In a food processor, combine 2 egg yolks, 1 tbsp (15mL) apple cider vinegar, 1 tsp (5mL) dry mustard and 1/2 tsp (2mL) salt. With machine running, very slowly add 1 1/4 cups (300mL) vegetable oil through feed tube. (You can also do this in a bowl with a whisk, adding the oil drop by drop at first and graduating to a thin stream.)

Makes about 1 1/2 cups (375mL).
Braised Lamb Shanks with Wine and Herbs

Although this recipe contains tons of garlic, the long cooking time makes it unexpectedly mild and sweet. You can serve the lamb shanks on the bone or remove the meat in chunks (to avoid scaring guests with what looks like a huge hunk of meat).

Peel fresh tomatoes by cutting out the core, cutting a cross on the bottom and blanching for 20 seconds in boiling water. Cool under cold water and remove the skins, or use a soft skin peeler.

8 lamb shanks, trimmed
1 tbsp (15mL) salt
2 tbsp (25mL) vegetable oil
3 onions, coarsely chopped
12 cloves garlic, peeled
2 cups (500mL) dry red wine
2 lb (1kg) fresh tomatoes, peeled and chopped, or 128-oz (796mL) can plum tomatoes, with juices
1 tbsp (15mL) fresh thyme, or 1/2 tsp (2mL) dried
2 tbsp (25mL) coarsely chopped fresh parsley, optional

1. Pat lamb dry and sprinkle with salt.

2. Heat oil in a Dutch oven over medium-high heat. Brown lamb well on all sides, in batches if necessary (this will take about 10 to 15 minutes). Remove from pan.

3. Add onions and garlic to pan and cook for a few minutes. Add wine, bring to a boil and cook for 5 to 8 minutes, or until liquid is reduced by about half.

4. Add tomatoes and thyme and bring to a boil, breaking up tomatoes with a spoon. Return shanks to pan. Place parchment paper directly on surface of lamb. Cover with lid and cook in a preheated 350°F (180°C) oven for 2 1/2 to 3 hours, or until meat is very tender.

5. Remove shanks from pan. Skim any fat from surface of sauce and discard. Puree sauce in a food processor or blender and return sauce to pan.

6. Remove lamb from bones in large chunks and return to sauce. Heat thoroughly. Garnish with parsley, if using.

Makes 8 servings
Caramelized Apple Crêpes with Maple Syrup

Local maple syrup and apples are legendary in Ontario. If you don’t have maple syrup, use honey, which is available locally in most places. I find most apples are good for cooking if they are very apple-y and not too tart or crisp.

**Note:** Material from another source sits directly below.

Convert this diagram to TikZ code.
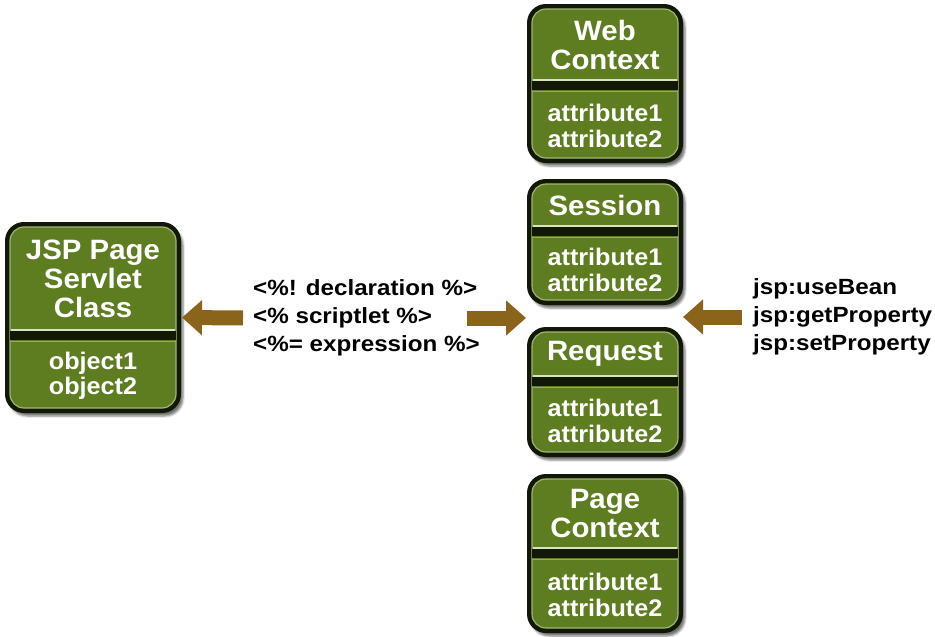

2 tbsp (25mL) butter or vegetable oil
6 cooking apples, peeled, cored and cut in wedges
1/2 cup (125mL) maple syrup
10 cooked crêpes (pages 272—273)

1. Heat butter in a large heavy skillet over medium-high heat. Add apples and cook, stirring, for about 5 minutes, or until lightly browned.

2. Add maple syrup and bring to a boil. Reduce heat and cook for 5 to 7 minutes, or until apples are tender and caramelized.

3. To assemble crêpes, place crêpes, nicest side down, on a work surface. Divide apple mixture among crêpes. Roll up and place on a parchment-lined baking sheet.

4. Before serving, warm crêpes in a preheated 350°F (180°C) oven for 5 to 10 minutes.